Utter tripe. Marginal productivity clearly explains why this is not possible. However, downward pressure on real wages will emerge if the workforce grows at a faster rate than capital accumulation. I think someone should remind Mr Reich that it is his beloved Democrats who have fought against stemming the tide of illegal immigrants whose first effect on wage rates would be felt by America's unskilled workers. (I have always considered Reich to be a certifiable idiot. Living proof that schooling should never be mistaken for a high degree of intelligence or education).
The American public is being conned into believing that Obama is one of the best informed as well as one of the smartest men to have become president. The following is a perfect example of this man's ignorance of economic history as well as being an excellent illustration of the economic fallacies he has evidently been soaking up and which he is clearly unable to detect.
I don't buy the argument that providing workers with collective-bargaining rights somehow weakens the economy or worsens the business environment. If you've got workers who have decent pay and benefits, theyre also customers for business. (Steven Greenhouse, In Obama, Labor Finds the Support It Expected, New York Times, 1 March 2009).
Shades of Foster and Catchings, two prominent underconsumptionists from the 1920s and 1930s, both of whom were refuted by Friedrich von Hayek. (Profits, Interest and Investment, Augustus M. Kelley Publishers, 1975, pp. 199-263).

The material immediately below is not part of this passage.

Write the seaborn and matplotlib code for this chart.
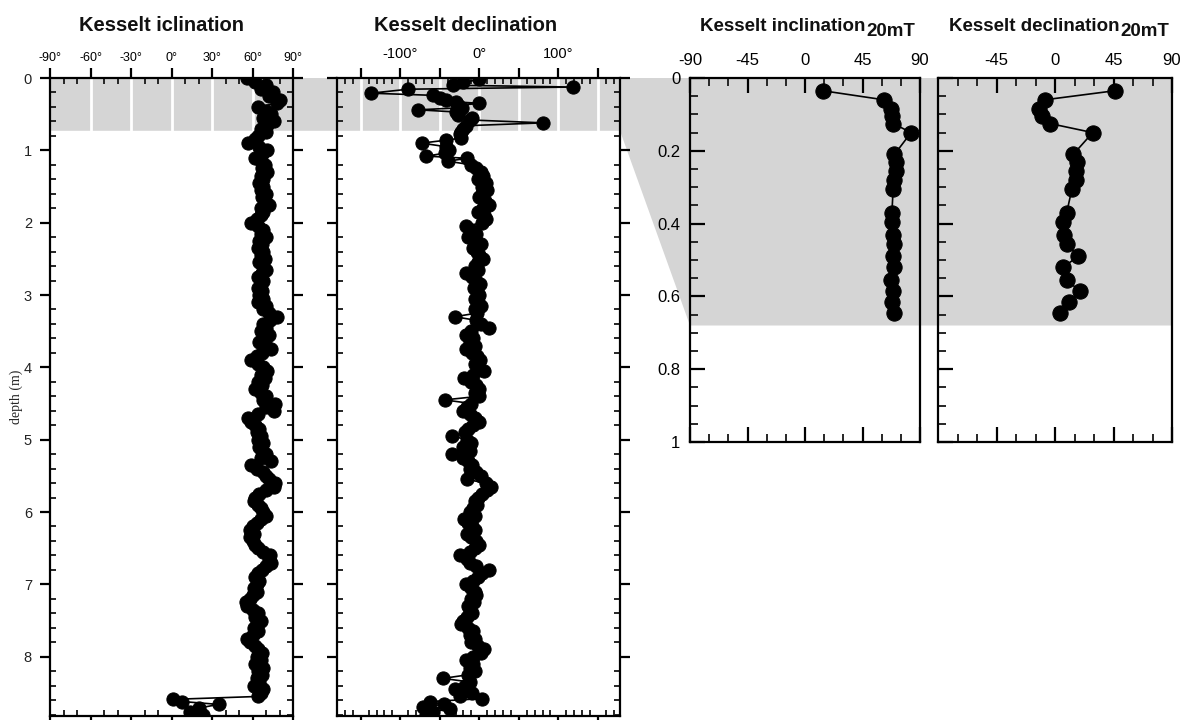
import numpy as np
import pandas as pd
import matplotlib
matplotlib.use("Agg")
import matplotlib.pyplot as plt
from matplotlib.patches import Polygon
from matplotlib.ticker import MultipleLocator, FixedLocator, FuncFormatter
import seaborn as sns

sns.set_theme(style="white")
plt.rcParams['font.family'] = ['Liberation Sans', 'DejaVu Sans']

# ---------------- data ----------------
# Full core, sampled every 5 cm from 0 to 8.55 m
inc_depth_grid = np.round(np.arange(0.0, 8.551, 0.05), 2)
inc_grid = [
    56, 62, 70, 66, 75, 72, 80, 78, 64, 70,
    74, 68, 76, 71, 66, 70, 64, 62, 57, 65,
    71, 67, 62, 66, 69, 67, 71, 66, 68, 65,
    68, 66, 70, 67, 69, 72, 66, 68, 66, 63,
    59, 64, 68, 66, 70, 65, 67, 64, 68, 66,
    69, 65, 68, 70, 67, 64, 68, 66, 64, 67,
    65, 68, 64, 70, 68, 72, 78, 73, 68, 70,
    66, 72, 68, 65, 70, 74, 67, 63, 59, 64,
    68, 71, 66, 69, 64, 67, 62, 66, 70, 68,
    77, 70, 76, 64, 57, 59, 62, 65, 63, 66,
    64, 68, 65, 67, 70, 66, 74, 59, 63, 68,
    70, 72, 77, 76, 70, 65, 62, 61, 64, 66,
    68, 70, 66, 63, 60, 58, 61, 58, 60, 62,
    64, 68, 73, 72, 74, 70, 67, 64, 62, 65,
    63, 61, 63, 60, 58, 55, 56, 60, 64, 62,
    66, 63, 61, 64, 60, 56, 58, 62, 64, 67,
    63, 66, 62, 68, 64, 67, 63, 65, 61, 68,
    66, 64,
]
inc_base_depth = [8.59, 8.62, 8.66, 8.71, 8.76, 8.80]
inc_base = [1, 8, 35, 20, 14, 23]

dec_top_depth = [0.02, 0.06, 0.10, 0.125, 0.155, 0.21, 0.24, 0.27, 0.30, 0.33,
                 0.35, 0.38, 0.41, 0.44, 0.47, 0.51, 0.55, 0.58, 0.62, 0.66,
                 0.70, 0.74, 0.78, 0.83, 0.86, 0.90, 0.95, 1.00, 1.04, 1.08,
                 1.11, 1.15, 1.20]
dec_top = [0, -20, -33, 119, -90, -137, -58, -50, -42, -30,
           0, -27, -22, -77, -29, -27, -9, -12, 81, -17,
           -20, -23, -25, -23, -42, -73, -42, -38, -44, -67,
           -15, -40, -10]
dec_depth_grid = np.round(np.arange(1.25, 8.551, 0.05), 2)
dec_grid = [
    -4, 2, 5, -2, 8, 3, 10, 4, 0, 7,
    12, 5, -1, 6, 9, 3, -17, -10, -4, -14,
    -6, 2, -8, -3, 0, 5, -2, -6, -1, -17,
    -9, -4, 1, -7, -3, 0, -5, -2, 2, -6,
    -3, -31, -4, 2, 12, -10, -17, -8, -12, -5,
    -17, -9, -3, 1, -6, -2, 6, -8, -19, -10,
    -4, 0, -6, 0, -44, -10, -15, -21, -12, -6,
    0, -8, -14, -18, -35, -15, -10, -20, -12, -35,
    -21, -14, -9, -12, -4, 2, -15, 8, 15, 10,
    4, -2, -6, -3, -8, -12, -6, -19, -14, -9,
    -5, -15, -10, -4, 0, -6, -12, -25, -16, -12,
    -4, 12, 4, -2, -8, -17, -10, -6, -4, -11,
    -7, -14, -12, -9, -16, -20, -23, -14, -8, -12,
    -5, -10, -2, 6, 2, -8, -17, -8, -12, -6,
    -14, -46, -12, -18, -31, -9, -25,
]
dec_base_depth = [8.58, 8.62, 8.66, 8.69, 8.72, 8.76, 8.81]
dec_base = [4, -62, -45, -71, -37, -58, -67]

# Top 0.65 m after 20 mT demagnetisation
top_depth = [0.035, 0.06, 0.085, 0.105, 0.125, 0.15, 0.21, 0.23, 0.255, 0.28, 0.305,
             0.37, 0.395, 0.43, 0.455, 0.49, 0.52, 0.555, 0.585, 0.615, 0.645]
inc_20mT = [14, 62, 67, 68, 69, 83, 70, 71, 71, 70, 69,
            68, 68, 69, 70, 69, 70, 67, 69, 68, 70]
dec_20mT = [46, -8, -12, -10, -4, 29, 14, 17, 16, 16, 13,
            9, 6, 7, 9, 18, 6, 9, 19, 11, 4]

band_core = 0.73   # shaded interval on the full-core logs
band_top = 0.68    # same interval on the expanded logs

inc_df = pd.DataFrame({"depth": list(inc_depth_grid) + inc_base_depth,
                       "value": inc_grid + inc_base})
dec_df = pd.DataFrame({"depth": dec_top_depth + list(dec_depth_grid) + dec_base_depth,
                       "value": dec_top + dec_grid + dec_base})
top_df = pd.DataFrame({"depth": top_depth, "inc": inc_20mT, "dec": dec_20mT})

# ---------------- layout ----------------
W, H = 1185, 720
fig = plt.figure(figsize=(W / 100, H / 100), dpi=100)


def box(l, r, t, b):
    return [l / W, 1 - b / H, (r - l) / W, (b - t) / H]


ax1 = fig.add_axes(box(50, 293, 78, 716))
ax2 = fig.add_axes(box(337, 620, 78, 716))
ax3 = fig.add_axes(box(690, 920, 78, 442))
ax4 = fig.add_axes(box(938, 1172, 78, 442))

GREY = "#d5d5d5"
LINE_KW = dict(sort=False, estimator=None, orient="y", color="black",
               linewidth=1.2, marker="o", markeredgecolor="black", zorder=3)

sns.lineplot(data=inc_df, x="value", y="depth", ax=ax1, markersize=9.5, **LINE_KW)
sns.lineplot(data=dec_df, x="value", y="depth", ax=ax2, markersize=9.5, **LINE_KW)
sns.lineplot(data=top_df, x="inc", y="depth", ax=ax3, markersize=11, **LINE_KW)
sns.lineplot(data=top_df, x="dec", y="depth", ax=ax4, markersize=11, **LINE_KW)

for ax in (ax1, ax2, ax3, ax4):
    ax.set_facecolor("none")
    ax.set_xlabel("")
    ax.set_ylabel("")
    for s in ax.spines.values():
        s.set_linewidth(1.6)
        s.set_color("black")

# full-core panels
ax1.set_xlim(-90, 90)
ax2.set_xlim(-180, 178)
for ax in (ax1, ax2):
    ax.set_ylim(8.82, 0)
    ax.yaxis.set_major_locator(MultipleLocator(1))
    ax.yaxis.set_minor_locator(MultipleLocator(0.2))
    ax.xaxis.set_minor_locator(MultipleLocator(10))
    ax.tick_params(axis="both", which="major", direction="out", length=7, width=1.6,
                   top=True, bottom=True, left=True, right=True,
                   labeltop=True, labelbottom=False, colors="black")
    ax.tick_params(axis="both", which="minor", direction="in", length=4, width=1.4,
                   top=True, bottom=True, left=True, right=True)

ax1.xaxis.set_major_locator(MultipleLocator(30))
ax1.xaxis.set_major_formatter(FuncFormatter(lambda v, p: f"{v:.0f}°"))
ax1.tick_params(axis="x", which="major", labelsize=9, pad=3)
for lab in ax1.get_xticklabels():
    lab.set_family(["Liberation Sans Narrow", "Liberation Sans", "DejaVu Sans"])
ax1.yaxis.set_major_formatter(FuncFormatter(lambda v, p: f"{v:.0f}"))
ax1.tick_params(axis="y", which="major", labelsize=10.5, labelcolor="#222222", pad=6)

ax2.xaxis.set_major_locator(MultipleLocator(50))
ax2.xaxis.set_major_formatter(
    FuncFormatter(lambda v, p: f"{v:.0f}°" if abs(v) % 100 == 0 and abs(v) <= 100 else ""))
ax2.tick_params(axis="x", which="major", labelsize=10.5, pad=5)
ax2.tick_params(axis="y", labelleft=False)

# white grid lines across the shaded interval
ax1.vlines([-60, -30, 0, 30, 60], 0, band_core, colors="white", linewidth=2, zorder=1)
ax2.vlines([-150, -100, -50, 0, 50, 100, 150], 0, band_core, colors="white",
           linewidth=2, zorder=1)

# expanded top panels
for ax in (ax3, ax4):
    ax.set_xlim(-90, 90)
    ax.set_ylim(1, 0)
    ax.xaxis.set_major_locator(FixedLocator([-90, -45, 0, 45, 90]))
    ax.xaxis.set_minor_locator(MultipleLocator(15))
    ax.yaxis.set_major_locator(MultipleLocator(0.2))
    ax.yaxis.set_minor_locator(MultipleLocator(0.05))
    ax.xaxis.set_major_formatter(FuncFormatter(lambda v, p: f"{v:.0f}"))
    ax.yaxis.set_major_formatter(FuncFormatter(lambda v, p: f"{v:g}"))
    ax.tick_params(axis="both", which="major", direction="in", length=11, width=1.6,
                   top=True, bottom=True, left=True, right=False,
                   labeltop=True, labelbottom=False, labelsize=12, pad=7,
                   colors="black")
    ax.tick_params(axis="both", which="minor", direction="in", length=6, width=1.4,
                   top=True, bottom=True, left=True, right=False)
ax4.xaxis.set_major_locator(FixedLocator([-45, 0, 45, 90]))
ax4.tick_params(axis="y", labelleft=False)
ax3.xaxis.set_major_locator(FixedLocator([-90, -45, 0, 45, 90]))

# shaded interval joining the full-core logs to the expanded logs
corners = [
    ax1.transData.transform((-90, 0)),
    ax4.transData.transform((90, 0)),
    ax4.transData.transform((90, band_top)),
    ax3.transData.transform((-90, band_top)),
    ax2.transData.transform((178, band_core)),
    ax1.transData.transform((-90, band_core)),
]
corners = fig.transFigure.inverted().transform(np.array(corners))
fig.add_artist(Polygon(corners, closed=True, facecolor=GREY, edgecolor="none",
                       transform=fig.transFigure, zorder=-1))

# titles
renderer = fig.canvas.get_renderer()


def title(x_px, text, sub=None, size=14.5):
    t = fig.text(x_px / W, 1 - 31 / H, text, ha="left", va="baseline",
                 fontsize=size, fontweight="bold", color="#111111")
    if sub:
        bb = t.get_window_extent(renderer)
        xs = fig.transFigure.inverted().transform((bb.x1 + 1, 0))[0]
        fig.text(xs, 1 - 36 / H, sub, ha="left", va="baseline",
                 fontsize=size, fontweight="bold", color="#111111")


title(79, "Kesselt iclination")
title(374, "Kesselt declination")
title(700, "Kesselt inclination", "20mT", size=13.5)
title(949, "Kesselt declination", "20mT", size=13.5)

fig.text(16 / W, 1 - 397 / H, "depth (m)", rotation=90, ha="center", va="center",
         fontsize=10, family=["Liberation Serif", "DejaVu Serif"])

fig.savefig("out.png", dpi=100)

This is the old discredited purchasing power fallacy of wages, according to which wages must cover whatever is spent on the product otherwise the economy will go into recession. So why is it that his oh-so clever economic advisers neglected to point out that this could only be true if the US had but one stage of production?
Economies consist of an amazingly complex structure consisting of thousands of stages of production. Hence total expenditure on, for example, a car or a computer greatly exceeds the price to the consumer. It is also true by definition that if workers receive the value of their marginal production they do in fact buy the economy's consumption goods. It's a shocking indictment of economics faculties that so few economists seem to grasp the significance of this fact.
What Obama' thinks he knows about the American economy has come straight from equally ignorant leftwing 'thinkers'. He has absolutely no understanding whatsoever of economic matters and I have grave doubts about his ability to even come to terms with elementary economic analysis. It is also painfully evident that he has no ability to learn from history. That in itself made him the perfect Democratic candidate for the Presidency. What is even he worse, he really does not seem to care.
Any properly informed person would know that giving in to union demands is the equivalent of economic hemlock.